After the first two episodes set the stage, our season 3 story is now rolling. Non-book readers just got their first reveal of why this year is so eagerly anticipated. The stakes are high. The game is changing. So drag up a chair veeeery sloooowly and enjoy our recap that hopefully won’t read like a “Walk of Punishment.” We start with some Westeros funeral comedy.

Riverrun: Sometimes on a show where a lot of characters do fantastic things, it’s smart to show somebody totally clumsy with the devices that are so skillfully used by everybody else — like Catelyn’s poor brother Edmure trying to fire an arrow into a funeral pyre floating down the river. Robb, proving he’s not entirely a grim barbarian, cannot help but smirk. Catelyn, who is every stand-up comic’s nightmare audience, glares. Then again, this is her father in that canoe (which looks like it might have been crafted in Rivendell instead of Riverrun). Catelyn’s bad-ass uncle, Brynden the Blackfish, steps up and fires off an expert shot.

Inside the castle, Robb rips Edmure for mucking up his war plans. This exchange is a tad confusing for casual viewers since Robb refers to the Lannister leader he was trying to ensnare as a “mad dog.” He’s talking about the ginormous evil knight The Mountain, not his estranged and also-very-large brother, The Hound. “I could have had that head on a spike by now, instead I have a mill,” Robb laments. Personally, I would rather have a nice mill than a decapitated head on a spike, which is why it’s easier to shop for my birthday than Robb Stark’s.

King’s Landing: Tywin is waiting at the head of the table for the Small Council and…

Okay now Thrones producers are just showing off. It’s like they made a bet with themselves: If we have all six major characters in one room, can we create nearly two minutes of action that’s awesomely entertaining without relying on any dialogue, sex or fighting? 

Here’s what happens: All the chairs except Tywin’s are lined up along the left side of the table (I wonder if Tywin purposely arranged them that way?). Varys, Littlefinger and Pycelle pause — they’re terrified of Tywin. Littlefinger leaps in front of Varys to get the chair to the master’s left. Varys takes the next one. And Pycelle, doing his fragile old man act, is content to have the third (pretending to be agreeable and nonthreatening is how Pycelle has survived all these regimes). Now Cersei’s turn. Instead of sitting several seats down from her father, she picks up a chair and carries it around the table and places it at her father’s right hand side — check.

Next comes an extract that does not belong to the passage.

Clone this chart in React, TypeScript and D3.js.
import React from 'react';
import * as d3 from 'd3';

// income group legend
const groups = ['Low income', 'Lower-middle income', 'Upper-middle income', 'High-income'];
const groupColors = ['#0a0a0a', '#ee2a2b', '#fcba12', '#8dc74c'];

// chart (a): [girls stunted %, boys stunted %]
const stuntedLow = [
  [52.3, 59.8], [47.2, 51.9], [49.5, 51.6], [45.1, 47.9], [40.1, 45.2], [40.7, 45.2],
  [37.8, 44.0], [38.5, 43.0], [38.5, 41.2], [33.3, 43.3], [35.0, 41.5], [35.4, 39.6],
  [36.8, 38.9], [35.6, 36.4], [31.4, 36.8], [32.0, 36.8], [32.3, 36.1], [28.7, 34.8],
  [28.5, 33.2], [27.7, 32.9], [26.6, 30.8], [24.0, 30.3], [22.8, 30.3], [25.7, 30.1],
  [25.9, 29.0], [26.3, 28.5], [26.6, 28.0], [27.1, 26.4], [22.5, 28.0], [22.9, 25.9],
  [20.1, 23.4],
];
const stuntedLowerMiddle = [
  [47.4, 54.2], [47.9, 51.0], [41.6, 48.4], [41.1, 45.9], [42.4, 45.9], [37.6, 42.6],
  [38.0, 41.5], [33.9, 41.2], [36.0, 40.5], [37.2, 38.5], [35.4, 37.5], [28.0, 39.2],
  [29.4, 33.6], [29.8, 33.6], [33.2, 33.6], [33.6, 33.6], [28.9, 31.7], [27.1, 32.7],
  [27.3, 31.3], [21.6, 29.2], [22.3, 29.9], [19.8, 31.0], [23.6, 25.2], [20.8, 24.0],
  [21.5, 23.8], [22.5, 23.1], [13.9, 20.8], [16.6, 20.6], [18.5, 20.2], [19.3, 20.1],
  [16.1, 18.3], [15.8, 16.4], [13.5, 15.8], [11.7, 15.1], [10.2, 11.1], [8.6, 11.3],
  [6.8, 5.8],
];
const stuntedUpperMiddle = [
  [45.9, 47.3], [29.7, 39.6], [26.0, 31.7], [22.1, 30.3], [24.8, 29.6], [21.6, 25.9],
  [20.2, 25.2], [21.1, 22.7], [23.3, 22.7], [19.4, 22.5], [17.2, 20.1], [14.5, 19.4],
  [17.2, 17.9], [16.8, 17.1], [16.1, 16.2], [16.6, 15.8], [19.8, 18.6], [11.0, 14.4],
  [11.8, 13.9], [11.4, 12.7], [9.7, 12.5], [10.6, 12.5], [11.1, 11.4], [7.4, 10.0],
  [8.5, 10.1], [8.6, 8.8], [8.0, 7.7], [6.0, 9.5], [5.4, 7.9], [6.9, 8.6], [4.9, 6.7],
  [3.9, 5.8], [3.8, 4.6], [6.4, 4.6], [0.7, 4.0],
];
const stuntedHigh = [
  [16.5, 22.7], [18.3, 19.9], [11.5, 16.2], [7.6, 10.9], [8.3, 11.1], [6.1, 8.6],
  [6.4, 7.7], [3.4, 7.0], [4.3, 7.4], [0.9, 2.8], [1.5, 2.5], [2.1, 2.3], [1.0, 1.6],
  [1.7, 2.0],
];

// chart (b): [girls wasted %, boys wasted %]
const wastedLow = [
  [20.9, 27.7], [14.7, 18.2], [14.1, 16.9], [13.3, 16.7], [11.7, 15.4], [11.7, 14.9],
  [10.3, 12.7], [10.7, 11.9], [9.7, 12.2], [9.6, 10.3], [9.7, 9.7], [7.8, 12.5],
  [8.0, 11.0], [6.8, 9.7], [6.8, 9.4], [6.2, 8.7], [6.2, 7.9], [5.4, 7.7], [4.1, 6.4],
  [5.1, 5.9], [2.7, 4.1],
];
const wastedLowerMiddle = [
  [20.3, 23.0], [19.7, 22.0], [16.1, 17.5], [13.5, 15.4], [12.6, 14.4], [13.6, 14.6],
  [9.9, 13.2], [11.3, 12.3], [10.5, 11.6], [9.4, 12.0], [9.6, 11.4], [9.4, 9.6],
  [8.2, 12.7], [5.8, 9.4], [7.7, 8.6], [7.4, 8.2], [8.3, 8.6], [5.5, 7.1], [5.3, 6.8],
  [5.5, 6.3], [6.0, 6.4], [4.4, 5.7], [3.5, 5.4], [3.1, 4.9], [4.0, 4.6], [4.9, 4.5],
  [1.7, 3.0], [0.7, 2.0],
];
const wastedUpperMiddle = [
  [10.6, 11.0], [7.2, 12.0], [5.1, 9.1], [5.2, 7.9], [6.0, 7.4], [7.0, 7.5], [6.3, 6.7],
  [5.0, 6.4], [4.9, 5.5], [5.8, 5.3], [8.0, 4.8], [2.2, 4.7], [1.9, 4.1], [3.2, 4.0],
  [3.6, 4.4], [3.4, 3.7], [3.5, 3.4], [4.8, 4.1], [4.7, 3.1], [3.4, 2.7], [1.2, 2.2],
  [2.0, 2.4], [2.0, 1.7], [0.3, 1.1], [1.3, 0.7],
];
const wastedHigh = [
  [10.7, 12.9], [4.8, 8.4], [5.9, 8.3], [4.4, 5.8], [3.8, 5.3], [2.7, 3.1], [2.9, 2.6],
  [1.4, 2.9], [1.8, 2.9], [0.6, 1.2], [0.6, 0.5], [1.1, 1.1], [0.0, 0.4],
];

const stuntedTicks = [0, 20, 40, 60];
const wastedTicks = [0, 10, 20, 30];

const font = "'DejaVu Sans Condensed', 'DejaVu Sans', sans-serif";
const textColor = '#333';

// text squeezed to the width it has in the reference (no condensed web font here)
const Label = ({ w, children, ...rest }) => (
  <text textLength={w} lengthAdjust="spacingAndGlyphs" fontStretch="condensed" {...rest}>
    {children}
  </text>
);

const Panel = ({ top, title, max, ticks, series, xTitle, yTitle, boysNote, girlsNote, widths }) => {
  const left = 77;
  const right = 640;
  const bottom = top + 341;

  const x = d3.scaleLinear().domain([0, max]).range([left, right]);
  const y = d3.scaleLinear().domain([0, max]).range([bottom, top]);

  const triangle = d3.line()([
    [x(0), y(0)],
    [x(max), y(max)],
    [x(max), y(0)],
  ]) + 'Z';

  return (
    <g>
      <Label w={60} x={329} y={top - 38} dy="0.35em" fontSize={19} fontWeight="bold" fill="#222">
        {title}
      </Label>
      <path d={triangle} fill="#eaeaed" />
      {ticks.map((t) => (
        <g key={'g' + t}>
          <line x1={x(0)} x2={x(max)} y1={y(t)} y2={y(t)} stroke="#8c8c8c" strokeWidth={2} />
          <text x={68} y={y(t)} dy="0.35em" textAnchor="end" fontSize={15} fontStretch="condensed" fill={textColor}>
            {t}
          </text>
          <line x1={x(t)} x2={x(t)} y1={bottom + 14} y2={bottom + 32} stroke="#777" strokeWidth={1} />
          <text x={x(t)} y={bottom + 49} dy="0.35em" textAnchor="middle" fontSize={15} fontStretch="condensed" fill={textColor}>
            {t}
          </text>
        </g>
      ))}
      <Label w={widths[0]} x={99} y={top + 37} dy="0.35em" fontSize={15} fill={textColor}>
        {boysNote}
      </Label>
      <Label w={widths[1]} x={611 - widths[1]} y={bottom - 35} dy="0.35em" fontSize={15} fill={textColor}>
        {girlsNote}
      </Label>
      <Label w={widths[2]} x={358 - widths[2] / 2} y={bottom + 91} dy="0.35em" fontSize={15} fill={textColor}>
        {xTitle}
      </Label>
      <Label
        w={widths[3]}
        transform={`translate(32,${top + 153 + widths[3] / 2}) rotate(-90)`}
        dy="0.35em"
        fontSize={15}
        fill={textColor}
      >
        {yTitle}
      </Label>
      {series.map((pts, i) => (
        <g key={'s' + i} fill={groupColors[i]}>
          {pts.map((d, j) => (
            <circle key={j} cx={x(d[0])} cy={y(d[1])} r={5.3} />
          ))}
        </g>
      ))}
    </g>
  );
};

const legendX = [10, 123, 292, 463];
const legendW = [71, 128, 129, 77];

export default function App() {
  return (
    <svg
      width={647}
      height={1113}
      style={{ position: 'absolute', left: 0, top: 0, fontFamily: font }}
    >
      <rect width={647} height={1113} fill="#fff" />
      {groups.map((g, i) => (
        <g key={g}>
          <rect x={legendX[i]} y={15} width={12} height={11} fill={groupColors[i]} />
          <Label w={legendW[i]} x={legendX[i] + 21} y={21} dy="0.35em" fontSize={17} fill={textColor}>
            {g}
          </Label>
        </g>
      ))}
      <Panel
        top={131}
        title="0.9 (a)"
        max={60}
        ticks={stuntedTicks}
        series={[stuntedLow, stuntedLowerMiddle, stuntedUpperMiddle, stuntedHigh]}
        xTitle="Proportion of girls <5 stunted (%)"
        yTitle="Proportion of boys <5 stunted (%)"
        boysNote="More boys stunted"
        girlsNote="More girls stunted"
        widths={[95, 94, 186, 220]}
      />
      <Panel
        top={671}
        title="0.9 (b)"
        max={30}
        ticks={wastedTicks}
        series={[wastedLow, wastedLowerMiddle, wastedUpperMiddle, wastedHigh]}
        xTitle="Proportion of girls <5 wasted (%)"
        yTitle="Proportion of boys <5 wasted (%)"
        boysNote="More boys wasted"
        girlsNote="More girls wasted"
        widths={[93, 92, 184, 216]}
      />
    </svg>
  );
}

Finally, Tyrion’s move. The remaining chair is the farthest from Tywin on the left. This seems to present a problem for Tyrion, both strategically and perhaps even physically given the weight of that chair if he is to retain his dignity.

What happens next is perfect. Tyrion tilts back the empty chair and slowly and obnoxiously drags it across the floor — sarcastically mocking the jockeying for position that has just transpired — and then places his chair at the opposing end of the table from Tywin, facing his father as an equal. Tyrion manages to  ridicule what the others did while beating them at their own game — checkmate.

Hey, what’s another name for the ceremonial chair used by a head of state or a high dignitary?

That’s right.

These six characters just literally played a game of thrones. (I should now point out this episode is the directorial debut of one of the Thrones showrunners, David Benioff).